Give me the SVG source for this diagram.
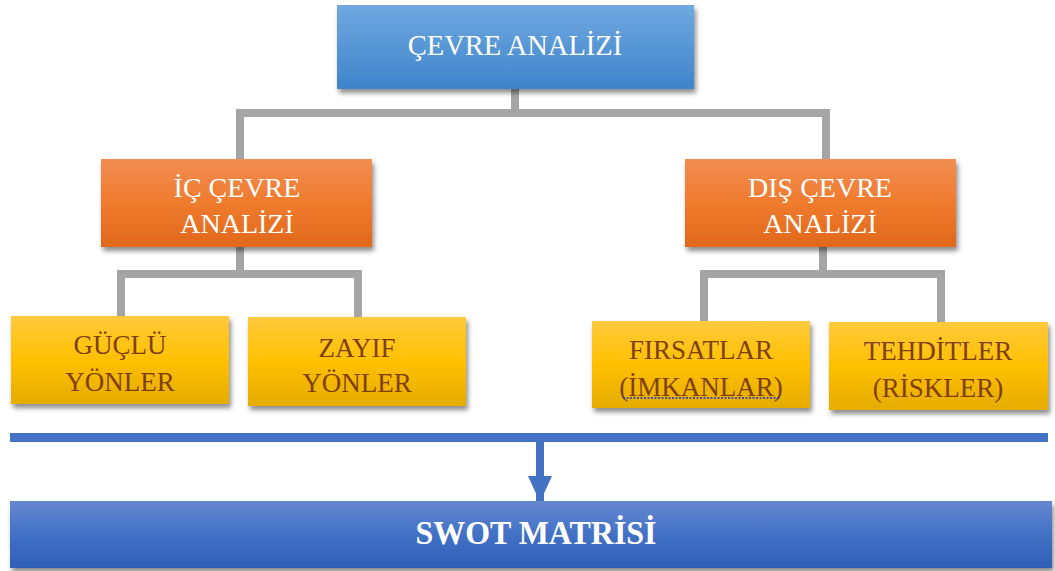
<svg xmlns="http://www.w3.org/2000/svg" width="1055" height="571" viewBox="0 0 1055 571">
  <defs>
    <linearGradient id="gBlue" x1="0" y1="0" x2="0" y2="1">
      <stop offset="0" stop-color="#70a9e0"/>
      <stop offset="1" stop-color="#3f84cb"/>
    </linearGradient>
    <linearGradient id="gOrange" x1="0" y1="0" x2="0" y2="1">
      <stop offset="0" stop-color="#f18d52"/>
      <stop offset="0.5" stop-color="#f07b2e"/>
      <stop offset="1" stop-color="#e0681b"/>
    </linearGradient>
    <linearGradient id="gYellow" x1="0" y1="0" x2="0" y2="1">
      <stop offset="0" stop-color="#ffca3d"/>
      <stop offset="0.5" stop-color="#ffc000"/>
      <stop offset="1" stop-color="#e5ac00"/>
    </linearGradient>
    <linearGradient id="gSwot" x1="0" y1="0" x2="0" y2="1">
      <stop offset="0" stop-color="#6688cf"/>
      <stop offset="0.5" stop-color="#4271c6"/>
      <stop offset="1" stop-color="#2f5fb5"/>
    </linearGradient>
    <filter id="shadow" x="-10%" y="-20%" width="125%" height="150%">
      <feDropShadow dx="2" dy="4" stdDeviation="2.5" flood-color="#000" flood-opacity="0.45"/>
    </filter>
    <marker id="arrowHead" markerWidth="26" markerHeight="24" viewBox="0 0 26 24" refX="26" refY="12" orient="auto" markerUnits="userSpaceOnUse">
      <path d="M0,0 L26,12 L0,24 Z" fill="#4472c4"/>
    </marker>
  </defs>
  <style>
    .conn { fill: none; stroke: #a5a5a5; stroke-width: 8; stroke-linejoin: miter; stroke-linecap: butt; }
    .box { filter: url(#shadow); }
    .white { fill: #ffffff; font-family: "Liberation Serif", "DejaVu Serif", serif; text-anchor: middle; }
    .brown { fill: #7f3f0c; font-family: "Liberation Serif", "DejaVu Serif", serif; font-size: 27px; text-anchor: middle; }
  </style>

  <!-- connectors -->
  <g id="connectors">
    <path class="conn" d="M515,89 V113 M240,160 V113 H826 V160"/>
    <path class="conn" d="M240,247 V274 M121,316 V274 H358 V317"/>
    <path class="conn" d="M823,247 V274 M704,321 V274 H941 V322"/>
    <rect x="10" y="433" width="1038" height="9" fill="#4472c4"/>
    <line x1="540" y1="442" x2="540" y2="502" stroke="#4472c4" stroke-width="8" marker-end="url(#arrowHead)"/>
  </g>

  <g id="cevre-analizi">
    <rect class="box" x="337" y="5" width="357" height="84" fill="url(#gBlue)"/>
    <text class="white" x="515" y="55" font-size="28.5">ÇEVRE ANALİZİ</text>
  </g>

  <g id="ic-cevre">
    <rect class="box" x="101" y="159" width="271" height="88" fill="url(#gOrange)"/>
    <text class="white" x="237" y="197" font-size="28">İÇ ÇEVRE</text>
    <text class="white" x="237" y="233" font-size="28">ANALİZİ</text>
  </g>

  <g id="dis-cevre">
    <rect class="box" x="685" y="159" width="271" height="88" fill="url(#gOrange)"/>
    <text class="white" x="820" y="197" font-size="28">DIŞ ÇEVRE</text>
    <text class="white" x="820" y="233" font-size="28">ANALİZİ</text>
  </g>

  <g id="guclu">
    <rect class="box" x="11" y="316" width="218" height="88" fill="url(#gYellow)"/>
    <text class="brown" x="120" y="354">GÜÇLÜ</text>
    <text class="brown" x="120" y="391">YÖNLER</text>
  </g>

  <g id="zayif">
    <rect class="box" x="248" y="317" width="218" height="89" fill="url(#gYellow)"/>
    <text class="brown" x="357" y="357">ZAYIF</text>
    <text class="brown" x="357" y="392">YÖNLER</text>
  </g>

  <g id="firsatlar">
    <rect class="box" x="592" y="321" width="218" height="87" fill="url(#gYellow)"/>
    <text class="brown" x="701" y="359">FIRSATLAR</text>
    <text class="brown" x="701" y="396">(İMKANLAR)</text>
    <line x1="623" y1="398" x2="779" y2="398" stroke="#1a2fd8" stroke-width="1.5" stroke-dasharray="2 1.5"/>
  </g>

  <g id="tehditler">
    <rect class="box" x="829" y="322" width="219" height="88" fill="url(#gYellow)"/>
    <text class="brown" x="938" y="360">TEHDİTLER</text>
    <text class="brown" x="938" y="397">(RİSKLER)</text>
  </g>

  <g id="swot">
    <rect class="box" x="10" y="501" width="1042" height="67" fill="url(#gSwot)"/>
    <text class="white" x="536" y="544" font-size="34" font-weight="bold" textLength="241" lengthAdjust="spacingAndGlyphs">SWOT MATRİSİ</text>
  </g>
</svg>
----------------------------------------
**Objective:**
Copy out each line word for word, please, skipping the images.

**The completed task:**
Give me the SVG source for this diagram.
<svg xmlns="http://www.w3.org/2000/svg" width="1055" height="571" viewBox="0 0 1055 571">
  <defs>
    <linearGradient id="gBlue" x1="0" y1="0" x2="0" y2="1">
      <stop offset="0" stop-color="#70a9e0"/>
      <stop offset="1" stop-color="#3f84cb"/>
    </linearGradient>
    <linearGradient id="gOrange" x1="0" y1="0" x2="0" y2="1">
      <stop offset="0" stop-color="#f18d52"/>
      <stop offset="0.5" stop-color="#f07b2e"/>
      <stop offset="1" stop-color="#e0681b"/>
    </linearGradient>
    <linearGradient id="gYellow" x1="0" y1="0" x2="0" y2="1">
      <stop offset="0" stop-color="#ffca3d"/>
      <stop offset="0.5" stop-color="#ffc000"/>
      <stop offset="1" stop-color="#e5ac00"/>
    </linearGradient>
    <linearGradient id="gSwot" x1="0" y1="0" x2="0" y2="1">
      <stop offset="0" stop-color="#6688cf"/>
      <stop offset="0.5" stop-color="#4271c6"/>
      <stop offset="1" stop-color="#2f5fb5"/>
    </linearGradient>
    <filter id="shadow" x="-10%" y="-20%" width="125%" height="150%">
      <feDropShadow dx="2" dy="4" stdDeviation="2.5" flood-color="#000" flood-opacity="0.45"/>
    </filter>
    <marker id="arrowHead" markerWidth="26" markerHeight="24" viewBox="0 0 26 24" refX="26" refY="12" orient="auto" markerUnits="userSpaceOnUse">
      <path d="M0,0 L26,12 L0,24 Z" fill="#4472c4"/>
    </marker>
  </defs>
  <style>
    .conn { fill: none; stroke: #a5a5a5; stroke-width: 8; stroke-linejoin: miter; stroke-linecap: butt; }
    .box { filter: url(#shadow); }
    .white { fill: #ffffff; font-family: "Liberation Serif", "DejaVu Serif", serif; text-anchor: middle; }
    .brown { fill: #7f3f0c; font-family: "Liberation Serif", "DejaVu Serif", serif; font-size: 27px; text-anchor: middle; }
  </style>

  <!-- connectors -->
  <g id="connectors">
    <path class="conn" d="M515,89 V113 M240,160 V113 H826 V160"/>
    <path class="conn" d="M240,247 V274 M121,316 V274 H358 V317"/>
    <path class="conn" d="M823,247 V274 M704,321 V274 H941 V322"/>
    <rect x="10" y="433" width="1038" height="9" fill="#4472c4"/>
    <line x1="540" y1="442" x2="540" y2="502" stroke="#4472c4" stroke-width="8" marker-end="url(#arrowHead)"/>
  </g>

  <g id="cevre-analizi">
    <rect class="box" x="337" y="5" width="357" height="84" fill="url(#gBlue)"/>
    <text class="white" x="515" y="55" font-size="28.5">ÇEVRE ANALİZİ</text>
  </g>

  <g id="ic-cevre">
    <rect class="box" x="101" y="159" width="271" height="88" fill="url(#gOrange)"/>
    <text class="white" x="237" y="197" font-size="28">İÇ ÇEVRE</text>
    <text class="white" x="237" y="233" font-size="28">ANALİZİ</text>
  </g>

  <g id="dis-cevre">
    <rect class="box" x="685" y="159" width="271" height="88" fill="url(#gOrange)"/>
    <text class="white" x="820" y="197" font-size="28">DIŞ ÇEVRE</text>
    <text class="white" x="820" y="233" font-size="28">ANALİZİ</text>
  </g>

  <g id="guclu">
    <rect class="box" x="11" y="316" width="218" height="88" fill="url(#gYellow)"/>
    <text class="brown" x="120" y="354">GÜÇLÜ</text>
    <text class="brown" x="120" y="391">YÖNLER</text>
  </g>

  <g id="zayif">
    <rect class="box" x="248" y="317" width="218" height="89" fill="url(#gYellow)"/>
    <text class="brown" x="357" y="357">ZAYIF</text>
    <text class="brown" x="357" y="392">YÖNLER</text>
  </g>

  <g id="firsatlar">
    <rect class="box" x="592" y="321" width="218" height="87" fill="url(#gYellow)"/>
    <text class="brown" x="701" y="359">FIRSATLAR</text>
    <text class="brown" x="701" y="396">(İMKANLAR)</text>
    <line x1="623" y1="398" x2="779" y2="398" stroke="#1a2fd8" stroke-width="1.5" stroke-dasharray="2 1.5"/>
  </g>

  <g id="tehditler">
    <rect class="box" x="829" y="322" width="219" height="88" fill="url(#gYellow)"/>
    <text class="brown" x="938" y="360">TEHDİTLER</text>
    <text class="brown" x="938" y="397">(RİSKLER)</text>
  </g>

  <g id="swot">
    <rect class="box" x="10" y="501" width="1042" height="67" fill="url(#gSwot)"/>
    <text class="white" x="536" y="544" font-size="34" font-weight="bold" textLength="241" lengthAdjust="spacingAndGlyphs">SWOT MATRİSİ</text>
  </g>
</svg>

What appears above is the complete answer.